» Short task: Lift every line from the entries that includes the word "this".

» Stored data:
+===+

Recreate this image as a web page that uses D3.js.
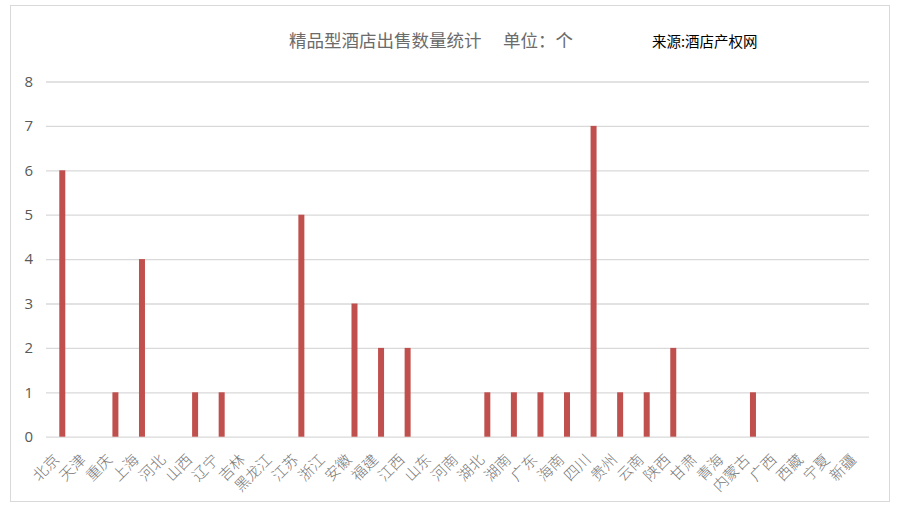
<!DOCTYPE html>
<html>
<head>
<meta charset="utf-8">
<script src="https://cdn.jsdelivr.net/npm/d3@7"></script>
<style>
    body { margin: 0; background: #fff; }
</style>
</head>
<body>
<div id="chart"></div>
<script>
const provinces = ['北京', '天津', '重庆', '上海', '河北', '山西', '辽宁', '吉林', '黑龙江', '江苏',
    '浙江', '安徽', '福建', '江西', '山东', '河南', '湖北', '湖南', '广东', '海南',
    '四川', '贵州', '云南', '陕西', '甘肃', '青海', '内蒙古', '广西', '西藏', '宁夏', '新疆'];
const hotelCounts = [6, 0, 1, 4, 0, 1, 1, 0, 0, 5,
    0, 3, 2, 2, 0, 0, 1, 1, 1, 1,
    7, 1, 1, 2, 0, 0, 1, 0, 0, 0, 0];
const yTicks = [0, 1, 2, 3, 4, 5, 6, 7, 8];
const titleText = '精品型酒店出售数量统计';
const unitText = '单位：个';
const sourceText = '来源:酒店产权网';

(function(){
    const fullWidth = 899;
    const fullHeight = 509;

    const margin = {
        top: 81.5,
        left: 49,
        bottom: 72.3,
        right: 26.5,
    }

    const width = fullWidth - margin.left - margin.right;
    const height = fullHeight - margin.top - margin.bottom;

    const svg = d3.select('#chart')
        .append('svg')
            .attr('width', fullWidth)
            .attr('height', fullHeight)
            .style('display', 'block');

    // outer frame
    svg.append('rect')
        .attr('x', 10.5)
        .attr('y', 5.5)
        .attr('width', 879)
        .attr('height', 496)
        .style('fill', '#fff')
        .style('stroke', '#d9d9d9');

    svg.append('text')
        .attr('x', 289)
        .attr('y', 47)
        .style('font-family', '"Noto Sans CJK SC", sans-serif')
        .style('font-size', '17.5px')
        .style('fill', '#6b6b6b')
        .text(titleText);

    svg.append('text')
        .attr('x', 503)
        .attr('y', 47)
        .style('font-family', '"Noto Sans CJK SC", sans-serif')
        .style('font-size', '17.5px')
        .style('fill', '#6b6b6b')
        .text(unitText);

    svg.append('text')
        .attr('x', 652)
        .attr('y', 47)
        .style('font-family', '"Noto Sans CJK SC", sans-serif')
        .style('font-size', '14.5px')
        .style('fill', '#000')
        .text(sourceText);

    const g = svg.append('g')
        .attr('transform', `translate(${margin.left}, ${margin.top})`);

    const xScale = d3.scaleBand()
        .domain(provinces)
        .range([0, width]);

    const yScale = d3.scaleLinear()
        .domain([0, 8])
        .range([height, 0]);

    // gridlines + y labels
    const yAxis = d3.axisLeft(yScale)
        .tickValues(yTicks)
        .tickSize(-823)
        .tickPadding(13);

    g.append('g')
            .attr('transform', 'translate(-3, 0)')
        .call(yAxis)
        .call(ax => ax.select('.domain').remove())
        .call(ax => ax.selectAll('line').style('stroke', '#d9d9d9').style('stroke-width', 1.3))
        .call(ax => ax.selectAll('text')
            .style('font-family', '"Open Sans", sans-serif')
            .style('font-size', '15px')
            .style('fill', '#595959'));

    g.selectAll('.bar')
        .data(hotelCounts)
        .enter()
        .append('rect')
            .attr('class', 'bar')
            .attr('x', (d, i) => xScale(provinces[i]) + xScale.bandwidth() / 2 - 3)
            .attr('y', d => yScale(d))
            .attr('width', 6)
            .attr('height', d => height - yScale(d))
            .style('fill', '#c0504d');

    // category labels, slanted 45 degrees
    const xAxisG = g.append('g')
        .attr('transform', `translate(0, ${height})`);

    xAxisG.selectAll('.xlabel')
        .data(provinces)
        .enter()
        .append('text')
            .attr('class', 'xlabel')
            .attr('transform', d => `translate(${xScale(d) + xScale.bandwidth() / 2 - 2}, 24) rotate(-45)`)
            .attr('text-anchor', 'end')
            .style('font-family', '"Noto Sans CJK SC", serif')
            .style('font-size', '15px')
            .style('font-weight', 300)
            .style('fill', '#777')
            .text(d => d);
}())
</script>
</body>
</html>
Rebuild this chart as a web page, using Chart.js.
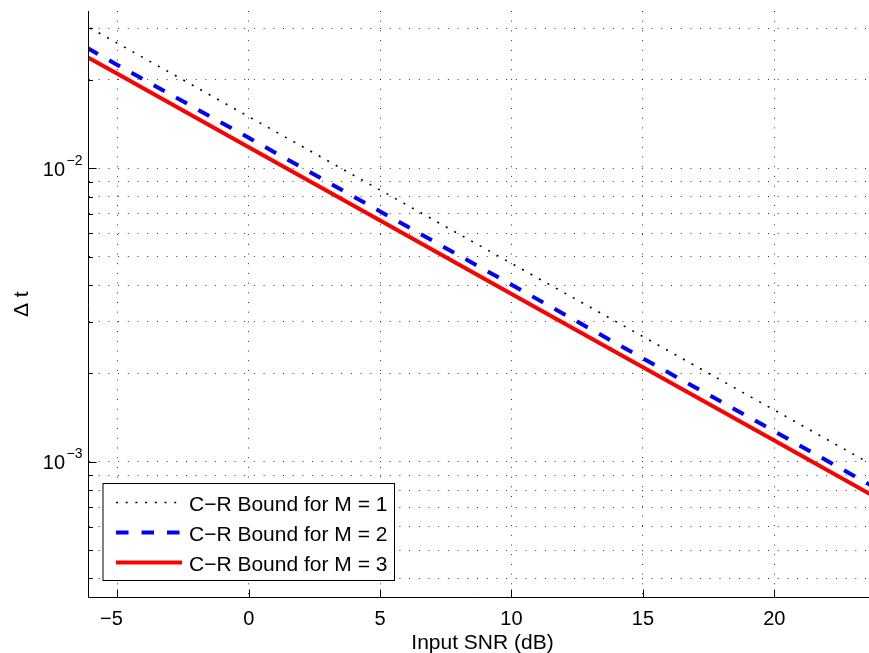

+===+

» Task answer:
Recreate this image as a web page that uses D3.js.
Rebuild this chart as a web page, using Chart.js.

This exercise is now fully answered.